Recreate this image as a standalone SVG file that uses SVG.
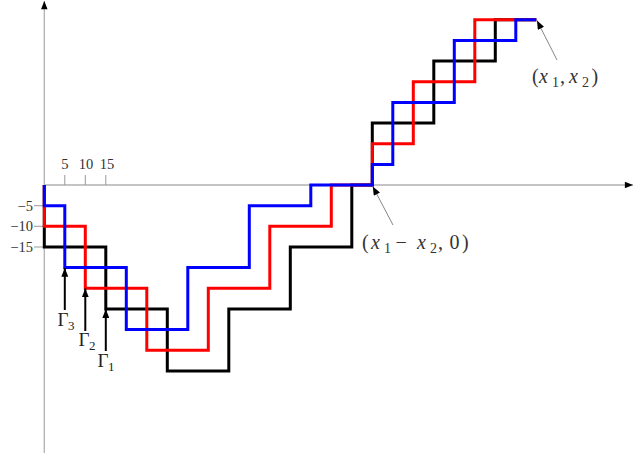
<svg xmlns="http://www.w3.org/2000/svg" width="633" height="456" viewBox="0 0 633 456">
<defs>
<marker id="ah" viewBox="0 0 10 8" refX="10" refY="4" markerWidth="9" markerHeight="7" markerUnits="userSpaceOnUse" orient="auto">
<path d="M0,0 L10,4 L0,8 Z" fill="#000"/>
</marker>
<marker id="ahs" viewBox="0 0 10 8" refX="10" refY="4" markerWidth="9" markerHeight="6.5" markerUnits="userSpaceOnUse" orient="auto">
<path d="M0,0 L10,4 L0,8 Z" fill="#000"/>
</marker>
</defs>
<style>
.axis{stroke:#b0b0b0;stroke-width:1.3;fill:none}
.tick{stroke:#999;stroke-width:1;fill:none}
.path{fill:none;stroke-width:3;stroke-linejoin:miter;stroke-linecap:butt}
.ptr{stroke:#777;stroke-width:0.9;fill:none}
.garr{stroke:#000;stroke-width:2;fill:none}
text{font-family:"Liberation Serif","DejaVu Serif",serif;fill:#333}
.tl{font-size:14.5px}
.big{font-size:20px}
.sub{font-size:14px}
.gam{font-size:19px;fill:#222}
.gsub{font-size:13px;fill:#222}
</style>
<g id="axes">
<line class="axis" x1="44.3" y1="453" x2="44.3" y2="1" marker-end="url(#ahs)"/>
<line class="axis" x1="44.3" y1="185" x2="633" y2="185" marker-end="url(#ahs)"/>
<path class="tick" d="M64.8,175 V185 M85.3,175 V185 M105.8,175 V185 M34,205.7 H44.3 M34,226.3 H44.3 M34,247 H44.3"/>
<text class="tl" x="64.8" y="169" text-anchor="middle">5</text>
<text class="tl" x="86" y="169" text-anchor="middle">10</text>
<text class="tl" x="107" y="169" text-anchor="middle">15</text>
<text class="tl" x="33" y="210.5" text-anchor="end">−5</text>
<text class="tl" x="33" y="231" text-anchor="end">−10</text>
<text class="tl" x="33" y="251.5" text-anchor="end">−15</text>
</g>
<g id="gamma1">
<path class="path" stroke="#000" d="M44.3,185 V247 H105.8 V308.9 H167.3 V370.9 H228.8 V308.9 H290.3 V247 H351.8 V185 H372.3 V123.1 H433.8 V61.1 H495.3 V19.8 H536.3"/>
</g>
<g id="gamma2">
<path class="path" stroke="#ff0000" d="M44.3,185 V226.3 H85.3 V288.3 H146.8 V350.2 H208.3 V288.3 H269.8 V226.3 H331.3 V185 H372.3 V143.7 H413.3 V81.8 H474.8 V19.8 H536.3"/>
</g>
<g id="gamma3">
<path class="path" stroke="#0000ff" d="M44.3,185 V205.7 H64.8 V267.6 H126.3 V329.6 H187.8 V267.6 H249.3 V205.7 H310.8 V185 H372.3 V164.4 H392.8 V102.4 H454.3 V40.5 H515.8 V19.8 H536.3"/>
</g>
<g id="connectors">
<line class="garr" x1="64.8" y1="310" x2="64.8" y2="268" marker-end="url(#ah)"/>
<line class="garr" x1="85.3" y1="331" x2="85.3" y2="288.5" marker-end="url(#ah)"/>
<line class="garr" x1="105.8" y1="351" x2="105.8" y2="309.2" marker-end="url(#ah)"/>
<line class="ptr" x1="393" y1="225" x2="372.8" y2="186.5" marker-end="url(#ah)"/>
<line class="ptr" x1="557" y1="60" x2="537" y2="20.5" marker-end="url(#ah)"/>
</g>
<g id="label-g3"><text class="gam" x="57.5" y="326">Γ</text><text class="gsub" x="68" y="330">3</text></g>
<g id="label-g2"><text class="gam" x="78.5" y="346">Γ</text><text class="gsub" x="89" y="350">2</text></g>
<g id="label-g1"><text class="gam" x="97.5" y="367">Γ</text><text class="gsub" x="108" y="371">1</text></g>
<g id="label-start">
<text class="big" x="362" y="249">(</text>
<text class="big" x="371" y="249" font-style="italic">x</text>
<text class="sub" x="384" y="253">1</text>
<text class="big" x="395.5" y="249">−</text>
<text class="big" x="417" y="249" font-style="italic">x</text>
<text class="sub" x="430" y="253">2</text>
<text class="big" x="438" y="249">,</text>
<text class="big" x="449.5" y="249">0</text>
<text class="big" x="462" y="249">)</text>
</g>
<g id="label-end">
<text class="big" x="532" y="83">(</text>
<text class="big" x="539" y="83" font-style="italic">x</text>
<text class="sub" x="552" y="87">1</text>
<text class="big" x="560" y="83">,</text>
<text class="big" x="569" y="83" font-style="italic">x</text>
<text class="sub" x="582" y="87">2</text>
<text class="big" x="591.5" y="83">)</text>
</g>
</svg>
+++
◆ Goal
Omit any images, then output the listing exactly.

◆ Solution below
Recreate this image as a standalone SVG file that uses SVG.
<svg xmlns="http://www.w3.org/2000/svg" width="633" height="456" viewBox="0 0 633 456">
<defs>
<marker id="ah" viewBox="0 0 10 8" refX="10" refY="4" markerWidth="9" markerHeight="7" markerUnits="userSpaceOnUse" orient="auto">
<path d="M0,0 L10,4 L0,8 Z" fill="#000"/>
</marker>
<marker id="ahs" viewBox="0 0 10 8" refX="10" refY="4" markerWidth="9" markerHeight="6.5" markerUnits="userSpaceOnUse" orient="auto">
<path d="M0,0 L10,4 L0,8 Z" fill="#000"/>
</marker>
</defs>
<style>
.axis{stroke:#b0b0b0;stroke-width:1.3;fill:none}
.tick{stroke:#999;stroke-width:1;fill:none}
.path{fill:none;stroke-width:3;stroke-linejoin:miter;stroke-linecap:butt}
.ptr{stroke:#777;stroke-width:0.9;fill:none}
.garr{stroke:#000;stroke-width:2;fill:none}
text{font-family:"Liberation Serif","DejaVu Serif",serif;fill:#333}
.tl{font-size:14.5px}
.big{font-size:20px}
.sub{font-size:14px}
.gam{font-size:19px;fill:#222}
.gsub{font-size:13px;fill:#222}
</style>
<g id="axes">
<line class="axis" x1="44.3" y1="453" x2="44.3" y2="1" marker-end="url(#ahs)"/>
<line class="axis" x1="44.3" y1="185" x2="633" y2="185" marker-end="url(#ahs)"/>
<path class="tick" d="M64.8,175 V185 M85.3,175 V185 M105.8,175 V185 M34,205.7 H44.3 M34,226.3 H44.3 M34,247 H44.3"/>
<text class="tl" x="64.8" y="169" text-anchor="middle">5</text>
<text class="tl" x="86" y="169" text-anchor="middle">10</text>
<text class="tl" x="107" y="169" text-anchor="middle">15</text>
<text class="tl" x="33" y="210.5" text-anchor="end">−5</text>
<text class="tl" x="33" y="231" text-anchor="end">−10</text>
<text class="tl" x="33" y="251.5" text-anchor="end">−15</text>
</g>
<g id="gamma1">
<path class="path" stroke="#000" d="M44.3,185 V247 H105.8 V308.9 H167.3 V370.9 H228.8 V308.9 H290.3 V247 H351.8 V185 H372.3 V123.1 H433.8 V61.1 H495.3 V19.8 H536.3"/>
</g>
<g id="gamma2">
<path class="path" stroke="#ff0000" d="M44.3,185 V226.3 H85.3 V288.3 H146.8 V350.2 H208.3 V288.3 H269.8 V226.3 H331.3 V185 H372.3 V143.7 H413.3 V81.8 H474.8 V19.8 H536.3"/>
</g>
<g id="gamma3">
<path class="path" stroke="#0000ff" d="M44.3,185 V205.7 H64.8 V267.6 H126.3 V329.6 H187.8 V267.6 H249.3 V205.7 H310.8 V185 H372.3 V164.4 H392.8 V102.4 H454.3 V40.5 H515.8 V19.8 H536.3"/>
</g>
<g id="connectors">
<line class="garr" x1="64.8" y1="310" x2="64.8" y2="268" marker-end="url(#ah)"/>
<line class="garr" x1="85.3" y1="331" x2="85.3" y2="288.5" marker-end="url(#ah)"/>
<line class="garr" x1="105.8" y1="351" x2="105.8" y2="309.2" marker-end="url(#ah)"/>
<line class="ptr" x1="393" y1="225" x2="372.8" y2="186.5" marker-end="url(#ah)"/>
<line class="ptr" x1="557" y1="60" x2="537" y2="20.5" marker-end="url(#ah)"/>
</g>
<g id="label-g3"><text class="gam" x="57.5" y="326">Γ</text><text class="gsub" x="68" y="330">3</text></g>
<g id="label-g2"><text class="gam" x="78.5" y="346">Γ</text><text class="gsub" x="89" y="350">2</text></g>
<g id="label-g1"><text class="gam" x="97.5" y="367">Γ</text><text class="gsub" x="108" y="371">1</text></g>
<g id="label-start">
<text class="big" x="362" y="249">(</text>
<text class="big" x="371" y="249" font-style="italic">x</text>
<text class="sub" x="384" y="253">1</text>
<text class="big" x="395.5" y="249">−</text>
<text class="big" x="417" y="249" font-style="italic">x</text>
<text class="sub" x="430" y="253">2</text>
<text class="big" x="438" y="249">,</text>
<text class="big" x="449.5" y="249">0</text>
<text class="big" x="462" y="249">)</text>
</g>
<g id="label-end">
<text class="big" x="532" y="83">(</text>
<text class="big" x="539" y="83" font-style="italic">x</text>
<text class="sub" x="552" y="87">1</text>
<text class="big" x="560" y="83">,</text>
<text class="big" x="569" y="83" font-style="italic">x</text>
<text class="sub" x="582" y="87">2</text>
<text class="big" x="591.5" y="83">)</text>
</g>
</svg>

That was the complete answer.